Thanks to many years of modeling financial statements and analyzing performance ratios, I tend to think like a CFO when it comes to my personal finances. This means I have a comprehensive understanding of the ripple effect that good or bad financial decisions will have on my net worth.
One role of a CFO is to ensure profitability, despite fluctuations in revenue. This starts with the essential task of identifying the proper balance between fixed and variable costs. When managing your personal income, you must do the same.
I always put at least 20 percent of my take-home pay into savings; it’s a nonnegotiable expense. To do this, I limit my fixed overhead to no more than 45 percent of my income. Allocating at least 35 percent to variable costs (food, entertainment, clothing, vacations) enables me to control my expenses and consistently meet my savings goal. It also prevents me from having to dip into my savings account if my income changes.
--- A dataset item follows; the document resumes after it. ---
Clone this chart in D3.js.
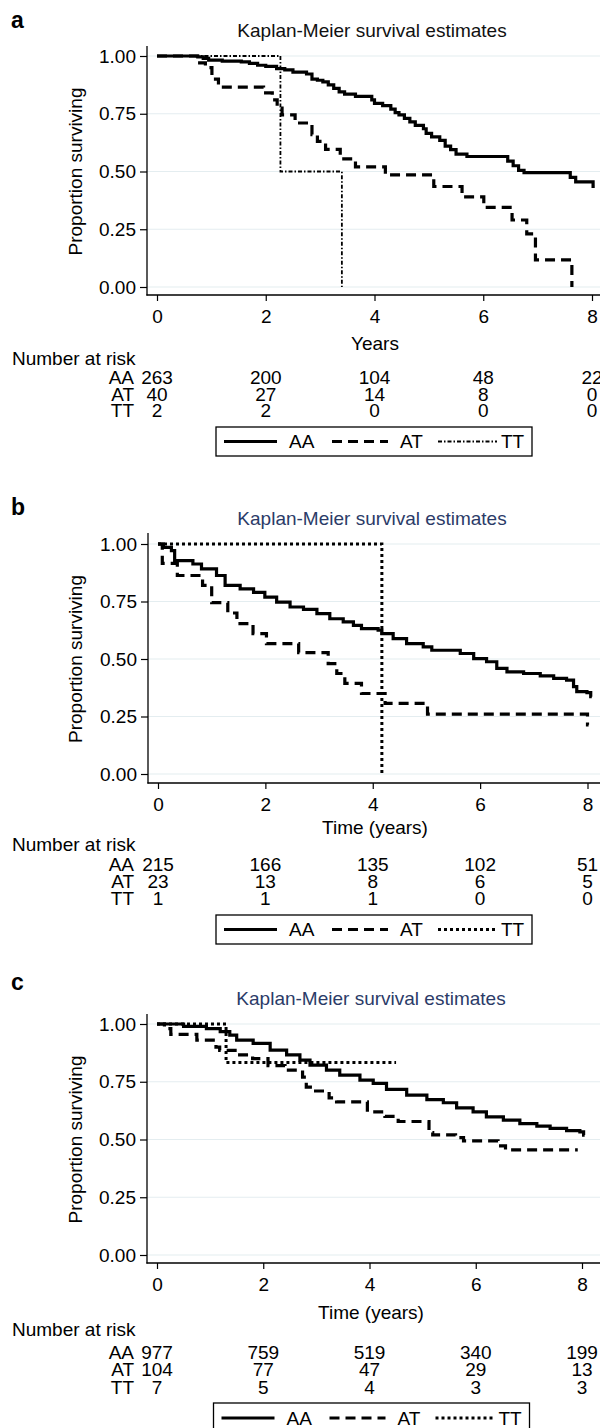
<!DOCTYPE html>
<html>
<head>
<meta charset="utf-8">
<script src="https://cdn.jsdelivr.net/npm/d3@7"></script>
<style>
  body { margin: 0; background: #fff; }
  svg text { font-family: "Liberation Sans", Arial, Helvetica, sans-serif; fill: #000; }
</style>
</head>
<body>
<svg id="chart"></svg>
<script>
// ---- data ----
const groups = ['AA', 'AT', 'TT'];
const yearTicks = [0, 2, 4, 6, 8];
const survTicks = [0, 0.25, 0.5, 0.75, 1];

// panel a: [years, proportion surviving]
const aAA = [[0,1],[0.75,0.996],[0.85,0.99],[0.95,0.982],[1.2,0.978],[1.55,0.975],[1.7,0.968],[1.85,0.96],[2.0,0.955],[2.2,0.945],[2.35,0.94],[2.5,0.93],[2.75,0.922],[2.85,0.9],[2.95,0.895],[3.05,0.888],[3.15,0.875],[3.25,0.86],[3.35,0.845],[3.45,0.835],[3.65,0.825],[3.95,0.81],[4.0,0.795],[4.15,0.785],[4.3,0.77],[4.38,0.755],[4.45,0.745],[4.55,0.73],[4.65,0.715],[4.75,0.7],[4.9,0.685],[4.95,0.665],[5.05,0.65],[5.2,0.635],[5.3,0.61],[5.4,0.595],[5.5,0.575],[5.7,0.565],[6.45,0.545],[6.55,0.525],[6.65,0.505],[6.75,0.495],[7.6,0.475],[7.7,0.455],[8.02,0.435],[8.05,0.435]];
const aAT = [[0,1],[0.74,0.97],[0.89,0.95],[1.01,0.9],[1.13,0.865],[1.96,0.84],[2.12,0.81],[2.21,0.775],[2.3,0.745],[2.54,0.71],[2.85,0.66],[2.95,0.63],[3.1,0.596],[3.37,0.555],[3.65,0.52],[4.2,0.485],[5.09,0.435],[5.61,0.39],[6.01,0.345],[6.53,0.29],[6.8,0.23],[6.96,0.117],[7.63,0]];
const aTT = [[0,1],[2.27,0.5],[3.4,0]];

// panel b
const bAA = [[0,1],[0.1,0.985],[0.25,0.971],[0.31,0.928],[0.65,0.913],[0.81,0.892],[1.09,0.863],[1.25,0.82],[1.53,0.805],[1.78,0.79],[1.99,0.769],[2.21,0.747],[2.46,0.726],[2.71,0.716],[2.96,0.697],[3.2,0.675],[3.45,0.661],[3.64,0.646],[3.79,0.632],[4.1,0.625],[4.17,0.61],[4.38,0.589],[4.63,0.567],[4.94,0.553],[5.1,0.538],[5.63,0.524],[5.88,0.502],[6.12,0.488],[6.31,0.459],[6.5,0.444],[6.81,0.437],[7.12,0.427],[7.37,0.416],[7.61,0.408],[7.74,0.38],[7.8,0.358],[7.99,0.354],[8.06,0.336],[8.08,0.336]];
const bAT = [[0,1],[0.08,0.916],[0.36,0.863],[0.83,0.82],[1.0,0.745],[1.3,0.70],[1.47,0.654],[1.77,0.61],[2.02,0.567],[2.62,0.528],[3.17,0.48],[3.33,0.437],[3.48,0.394],[3.79,0.35],[4.23,0.307],[5.02,0.26],[8.0,0.214],[8.02,0.214]];
const bTT = [[0,1],[4.17,0]];

// panel c
const cAA = [[0,1],[0.5,0.99],[0.93,0.98],[1.19,0.967],[1.37,0.952],[1.5,0.93],[1.81,0.916],[2.13,0.887],[2.44,0.866],[2.69,0.844],[2.88,0.822],[3.19,0.8],[3.44,0.779],[3.82,0.757],[4.07,0.743],[4.32,0.717],[4.7,0.692],[5.08,0.673],[5.39,0.659],[5.64,0.637],[5.95,0.62],[6.2,0.598],[6.52,0.584],[6.83,0.569],[7.15,0.558],[7.4,0.548],[7.71,0.538],[7.96,0.533],[8.03,0.519],[8.05,0.519]];
const cAT = [[0,1],[0.14,0.98],[0.26,0.955],[0.75,0.93],[1.11,0.9],[1.18,0.886],[1.47,0.866],[1.8,0.85],[2.09,0.82],[2.41,0.8],[2.74,0.77],[2.81,0.727],[2.95,0.71],[3.24,0.68],[3.38,0.663],[3.96,0.62],[4.29,0.6],[4.54,0.578],[5.12,0.53],[5.19,0.52],[5.62,0.508],[5.77,0.494],[6.42,0.472],[6.56,0.455],[7.92,0.455]];
const cTT = [[0,1],[1.3,0.833],[4.5,0.833]];

// numbers at risk at 0, 2, 4, 6, 8 years
const aRiskAA = [263, 200, 104, 48, 22];
const aRiskAT = [40, 27, 14, 8, 0];
const aRiskTT = [2, 2, 0, 0, 0];
const bRiskAA = [215, 166, 135, 102, 51];
const bRiskAT = [23, 13, 8, 6, 5];
const bRiskTT = [1, 1, 1, 0, 0];
const cRiskAA = [977, 759, 519, 340, 199];
const cRiskAT = [104, 77, 47, 29, 13];
const cRiskTT = [7, 5, 4, 3, 3];

// ---- layout ----
const W = 600, H = 1428;
const FONT = 19;
const gridColour = '#e4edf0';
const navy = '#2b3b68';

const panels = [
  { letter: 'a', letterY: 28, title: 'Kaplan-Meier survival estimates', titleColour: '#111', titleX: 372, titleY: 37,
    xLabel: 'Years', xLabelX: 375, xLabelY: 343,
    x0: 157, x8: 592, y1: 56, y0: 287, axisX: 147, axisY: 295, axisTop: 46,
    narY: 358, rowY: [377, 394, 410], legendX: 216, legendTop: 427, legendBottom: 456,
    curves: [aAA, aAT, aTT], risk: [aRiskAA, aRiskAT, aRiskTT], ttStyle: 'dashdot' },
  { letter: 'b', letterY: 515, title: 'Kaplan-Meier survival estimates', titleColour: navy, titleX: 372, titleY: 525,
    xLabel: 'Time (years)', xLabelX: 375, xLabelY: 827,
    x0: 158, x8: 587.5, y1: 544, y0: 774, axisX: 148, axisY: 783, axisTop: 533,
    narY: 844, rowY: [864, 881, 898], legendX: 216, legendTop: 915, legendBottom: 944,
    curves: [bAA, bAT, bTT], risk: [bRiskAA, bRiskAT, bRiskTT], ttStyle: 'dot' },
  { letter: 'c', letterY: 990, title: 'Kaplan-Meier survival estimates', titleColour: navy, titleX: 371, titleY: 1005,
    xLabel: 'Time (years)', xLabelX: 371, xLabelY: 1312,
    x0: 157, x8: 582, y1: 1024, y0: 1255, axisX: 147, axisY: 1263, axisTop: 1014,
    narY: 1329, rowY: [1352, 1369, 1387], legendX: 213.5, legendTop: 1403, legendBottom: 1433,
    curves: [cAA, cAT, cTT], risk: [cRiskAA, cRiskAT, cRiskTT], ttStyle: 'dot' }
];

const lineStyles = {
  AA: { width: 3.2, dash: null },
  AT: { width: 3.2, dash: '10,6' },
  dashdot: { width: 1.8, dash: '4,2,1.5,2' },
  dot: { width: 3, dash: '3,3' }
};

const svg = d3.select('#chart').attr('width', W).attr('height', H);
svg.append('rect').attr('width', W).attr('height', H).attr('fill', '#fff');

function styleFor(p, i) {
  if (i === 0) return lineStyles.AA;
  if (i === 1) return lineStyles.AT;
  return lineStyles[p.ttStyle];
}

panels.forEach(p => {
  const g = svg.append('g');

  const x = d3.scaleLinear().domain([0, 8]).range([p.x0, p.x8]);
  const y = d3.scaleLinear().domain([0, 1]).range([p.y0, p.y1]);

  // panel letter
  g.append('text').attr('x', 11).attr('y', p.letterY)
    .style('font-size', '23px').style('font-weight', 'bold').text(p.letter);

  // title
  g.append('text').attr('x', p.titleX).attr('y', p.titleY)
    .attr('text-anchor', 'middle').style('font-size', FONT + 'px')
    .style('fill', p.titleColour).text(p.title);

  // grid lines
  g.selectAll('.grid').data(survTicks).join('line')
    .attr('x1', p.axisX).attr('x2', W)
    .attr('y1', d => y(d)).attr('y2', d => y(d))
    .attr('stroke', gridColour).attr('stroke-width', 1.2);

  // axes
  const yAxis = d3.axisLeft(y).tickValues(survTicks)
    .tickFormat(d3.format('.2f')).tickSize(7).tickPadding(4);
  const yg = g.append('g').attr('transform', `translate(${p.axisX},0)`).call(yAxis);
  yg.select('.domain').remove();
  yg.selectAll('text').style('font-size', FONT + 'px')
    .style('font-family', '"Liberation Sans", Arial, sans-serif').attr('fill', '#000');
  yg.selectAll('line').attr('stroke', '#000').attr('stroke-width', 1.2);

  const xAxis = d3.axisBottom(x).tickValues(yearTicks).tickSize(6).tickPadding(9);
  const xg = g.append('g').attr('transform', `translate(0,${p.axisY})`).call(xAxis);
  xg.select('.domain').remove();
  xg.selectAll('text').style('font-size', FONT + 'px')
    .style('font-family', '"Liberation Sans", Arial, sans-serif').attr('fill', '#000');
  xg.selectAll('line').attr('stroke', '#000').attr('stroke-width', 1.2);

  g.append('line').attr('x1', p.axisX).attr('x2', p.axisX)
    .attr('y1', p.axisTop).attr('y2', p.axisY + 0.6)
    .attr('stroke', '#000').attr('stroke-width', 1.3);
  g.append('line').attr('x1', p.axisX - 0.6).attr('x2', W)
    .attr('y1', p.axisY).attr('y2', p.axisY)
    .attr('stroke', '#000').attr('stroke-width', 1.3);

  // axis titles
  g.append('text')
    .attr('transform', `translate(${75},${(p.y0 + p.y1) / 2}) rotate(-90)`)
    .attr('text-anchor', 'middle').attr('dy', '0.35em')
    .style('font-size', FONT + 'px').text('Proportion surviving');
  g.append('text').attr('x', p.xLabelX).attr('y', p.xLabelY)
    .attr('text-anchor', 'middle').attr('dy', '0.35em')
    .style('font-size', FONT + 'px').text(p.xLabel);

  // survival curves
  const line = d3.line().x(d => x(d[0])).y(d => y(d[1])).curve(d3.curveStepAfter);
  p.curves.forEach((c, i) => {
    const st = styleFor(p, i);
    g.append('path').datum(c).attr('d', line)
      .attr('fill', 'none').attr('stroke', '#000')
      .attr('stroke-width', st.width)
      .attr('stroke-dasharray', st.dash)
      .attr('stroke-linejoin', 'miter');
  });

  // number at risk table
  g.append('text').attr('x', 12).attr('y', p.narY).attr('dy', '0.35em')
    .style('font-size', FONT + 'px').text('Number at risk');
  groups.forEach((grp, i) => {
    g.append('text').attr('x', 134).attr('y', p.rowY[i]).attr('dy', '0.35em')
      .attr('text-anchor', 'end').style('font-size', FONT + 'px').text(grp);
    g.selectAll(null).data(p.risk[i]).join('text')
      .attr('x', (d, j) => x(yearTicks[j])).attr('y', p.rowY[i]).attr('dy', '0.35em')
      .attr('text-anchor', 'middle').style('font-size', FONT + 'px').text(d => d);
  });

  // legend
  const lx = p.legendX;
  const ly = (p.legendTop + p.legendBottom) / 2;
  g.append('rect').attr('x', lx).attr('y', p.legendTop)
    .attr('width', 316).attr('height', p.legendBottom - p.legendTop)
    .attr('fill', '#fff').attr('stroke', '#000').attr('stroke-width', 1.3);
  const sampleX = [[8, 61], [116, 172], [222, 281]];
  const labelX = [73, 184, 285];
  groups.forEach((grp, i) => {
    const st = styleFor(p, i);
    g.append('line').attr('x1', lx + sampleX[i][0]).attr('x2', lx + sampleX[i][1])
      .attr('y1', ly).attr('y2', ly).attr('stroke', '#000')
      .attr('stroke-width', st.width).attr('stroke-dasharray', st.dash);
    g.append('text').attr('x', lx + labelX[i]).attr('y', ly).attr('dy', '0.35em')
      .style('font-size', FONT + 'px').text(grp);
  });
});
</script>
</body>
</html>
However, it is possible to save too much. A business that allocates too much of its retained earnings toward growth is often starved for cash and forced to rely on alternative—and expensive—ways to fund its daily operations. The same can happen to you: Poor cash management will inevitably force you to rely on credit cards. Given that the average card charges 15 percent interest, this will undermine any return you’ve generated by your rigid need to save.
While properly managing your income is essential to building wealth, you must also maximize the way your money works for you. I recently decided to leave California and move back to Texas. Beyond personal considerations, the move made sense from a business perspective, offering more affordable travel costs, lower taxes and a new client base.
I had planned to put my California house on the market and liquidate its equity, which has nearly doubled over the past three years, and I was set on purchasing a far less expensive home in Texas with the cash. The idea of being mortgage-free was enticing. But upon further reflection, I realized that sacrificing the opportunity to leverage up a highly appreciating asset with a 3.25 percent mortgage—not to mention the potential for rental income—was not financially prudent. I decided I would be crazy to liquidate.
So take a hard look at your assets (and debts) and ask yourself if you’re putting each of them to their best use. Consider how restructuring your liabilities could expand your assets.
I am certain that thinking like a CFO has saved me from making costly mistakes at home. You can—and should—do the same.